* Source excerpt *

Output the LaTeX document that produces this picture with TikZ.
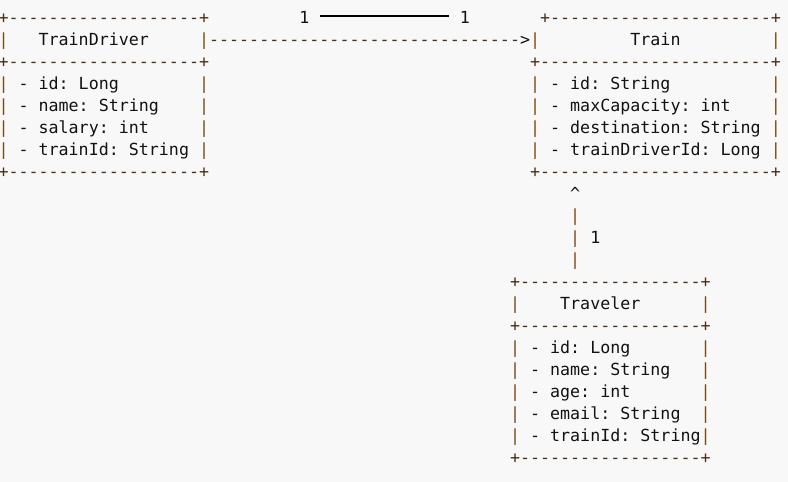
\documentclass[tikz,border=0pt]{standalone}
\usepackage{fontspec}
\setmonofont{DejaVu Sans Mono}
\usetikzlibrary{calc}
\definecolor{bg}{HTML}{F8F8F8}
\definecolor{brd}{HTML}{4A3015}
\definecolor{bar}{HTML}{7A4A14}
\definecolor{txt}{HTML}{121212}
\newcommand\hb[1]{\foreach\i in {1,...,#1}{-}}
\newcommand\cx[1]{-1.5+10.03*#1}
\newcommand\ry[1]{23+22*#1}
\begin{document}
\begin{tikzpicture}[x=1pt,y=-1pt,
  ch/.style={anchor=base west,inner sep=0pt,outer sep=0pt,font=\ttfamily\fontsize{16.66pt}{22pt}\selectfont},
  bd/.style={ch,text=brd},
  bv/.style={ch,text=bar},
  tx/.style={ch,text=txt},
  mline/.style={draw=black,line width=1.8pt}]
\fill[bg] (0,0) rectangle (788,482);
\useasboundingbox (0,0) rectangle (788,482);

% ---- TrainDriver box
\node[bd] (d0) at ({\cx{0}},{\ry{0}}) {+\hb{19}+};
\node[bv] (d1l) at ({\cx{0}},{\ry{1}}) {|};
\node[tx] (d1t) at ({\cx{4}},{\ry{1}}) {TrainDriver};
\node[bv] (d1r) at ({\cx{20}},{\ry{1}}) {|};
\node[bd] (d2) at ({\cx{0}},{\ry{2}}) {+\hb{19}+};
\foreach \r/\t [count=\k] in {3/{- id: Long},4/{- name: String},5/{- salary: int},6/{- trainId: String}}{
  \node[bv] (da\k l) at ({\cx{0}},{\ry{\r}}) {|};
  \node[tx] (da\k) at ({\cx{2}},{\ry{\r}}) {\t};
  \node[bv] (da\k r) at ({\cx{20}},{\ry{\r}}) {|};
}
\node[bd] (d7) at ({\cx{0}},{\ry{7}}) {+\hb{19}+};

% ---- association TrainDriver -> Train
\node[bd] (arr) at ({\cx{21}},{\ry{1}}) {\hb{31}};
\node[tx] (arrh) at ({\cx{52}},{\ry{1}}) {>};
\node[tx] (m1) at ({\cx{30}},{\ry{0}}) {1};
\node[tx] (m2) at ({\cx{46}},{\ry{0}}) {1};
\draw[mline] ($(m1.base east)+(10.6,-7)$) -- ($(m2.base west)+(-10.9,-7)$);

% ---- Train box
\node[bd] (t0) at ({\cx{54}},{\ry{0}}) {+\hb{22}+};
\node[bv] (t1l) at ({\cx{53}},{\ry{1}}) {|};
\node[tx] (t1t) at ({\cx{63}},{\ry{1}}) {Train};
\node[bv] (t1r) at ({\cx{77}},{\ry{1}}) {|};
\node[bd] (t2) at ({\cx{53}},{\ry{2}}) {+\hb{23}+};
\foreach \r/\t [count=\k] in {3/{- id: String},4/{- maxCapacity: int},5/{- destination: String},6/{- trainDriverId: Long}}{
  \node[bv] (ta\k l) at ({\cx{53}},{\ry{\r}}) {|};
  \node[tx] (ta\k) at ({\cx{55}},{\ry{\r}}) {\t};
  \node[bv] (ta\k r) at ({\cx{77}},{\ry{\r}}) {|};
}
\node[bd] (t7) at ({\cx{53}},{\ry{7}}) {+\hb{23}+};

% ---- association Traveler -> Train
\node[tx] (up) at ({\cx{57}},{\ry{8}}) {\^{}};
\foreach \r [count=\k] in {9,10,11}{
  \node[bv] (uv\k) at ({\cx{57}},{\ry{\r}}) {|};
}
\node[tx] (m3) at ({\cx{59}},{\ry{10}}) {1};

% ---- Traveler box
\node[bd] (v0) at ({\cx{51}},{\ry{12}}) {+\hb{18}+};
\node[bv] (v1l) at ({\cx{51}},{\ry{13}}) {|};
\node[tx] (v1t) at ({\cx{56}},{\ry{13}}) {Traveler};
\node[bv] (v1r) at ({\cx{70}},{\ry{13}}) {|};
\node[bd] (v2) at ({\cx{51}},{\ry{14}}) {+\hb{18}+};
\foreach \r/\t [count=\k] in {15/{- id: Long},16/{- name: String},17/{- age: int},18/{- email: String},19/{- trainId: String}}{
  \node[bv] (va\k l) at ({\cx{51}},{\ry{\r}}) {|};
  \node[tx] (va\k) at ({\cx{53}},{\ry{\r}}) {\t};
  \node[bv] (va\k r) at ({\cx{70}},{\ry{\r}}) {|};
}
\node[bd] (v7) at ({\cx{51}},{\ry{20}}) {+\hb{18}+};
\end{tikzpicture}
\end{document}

* Given exercise *
Quote, please, every line of the material above from its start through the line that has "-- ($(m2.base west)+(-10.9,-7)$);", reproducing the words exactly and dropping any images.

* Result for this task *
Output the LaTeX document that produces this picture with TikZ.
\documentclass[tikz,border=0pt]{standalone}
\usepackage{fontspec}
\setmonofont{DejaVu Sans Mono}
\usetikzlibrary{calc}
\definecolor{bg}{HTML}{F8F8F8}
\definecolor{brd}{HTML}{4A3015}
\definecolor{bar}{HTML}{7A4A14}
\definecolor{txt}{HTML}{121212}
\newcommand\hb[1]{\foreach\i in {1,...,#1}{-}}
\newcommand\cx[1]{-1.5+10.03*#1}
\newcommand\ry[1]{23+22*#1}
\begin{document}
\begin{tikzpicture}[x=1pt,y=-1pt,
  ch/.style={anchor=base west,inner sep=0pt,outer sep=0pt,font=\ttfamily\fontsize{16.66pt}{22pt}\selectfont},
  bd/.style={ch,text=brd},
  bv/.style={ch,text=bar},
  tx/.style={ch,text=txt},
  mline/.style={draw=black,line width=1.8pt}]
\fill[bg] (0,0) rectangle (788,482);
\useasboundingbox (0,0) rectangle (788,482);

% ---- TrainDriver box
\node[bd] (d0) at ({\cx{0}},{\ry{0}}) {+\hb{19}+};
\node[bv] (d1l) at ({\cx{0}},{\ry{1}}) {|};
\node[tx] (d1t) at ({\cx{4}},{\ry{1}}) {TrainDriver};
\node[bv] (d1r) at ({\cx{20}},{\ry{1}}) {|};
\node[bd] (d2) at ({\cx{0}},{\ry{2}}) {+\hb{19}+};
\foreach \r/\t [count=\k] in {3/{- id: Long},4/{- name: String},5/{- salary: int},6/{- trainId: String}}{
  \node[bv] (da\k l) at ({\cx{0}},{\ry{\r}}) {|};
  \node[tx] (da\k) at ({\cx{2}},{\ry{\r}}) {\t};
  \node[bv] (da\k r) at ({\cx{20}},{\ry{\r}}) {|};
}
\node[bd] (d7) at ({\cx{0}},{\ry{7}}) {+\hb{19}+};

% ---- association TrainDriver -> Train
\node[bd] (arr) at ({\cx{21}},{\ry{1}}) {\hb{31}};
\node[tx] (arrh) at ({\cx{52}},{\ry{1}}) {>};
\node[tx] (m1) at ({\cx{30}},{\ry{0}}) {1};
\node[tx] (m2) at ({\cx{46}},{\ry{0}}) {1};
\draw[mline] ($(m1.base east)+(10.6,-7)$) -- ($(m2.base west)+(-10.9,-7)$);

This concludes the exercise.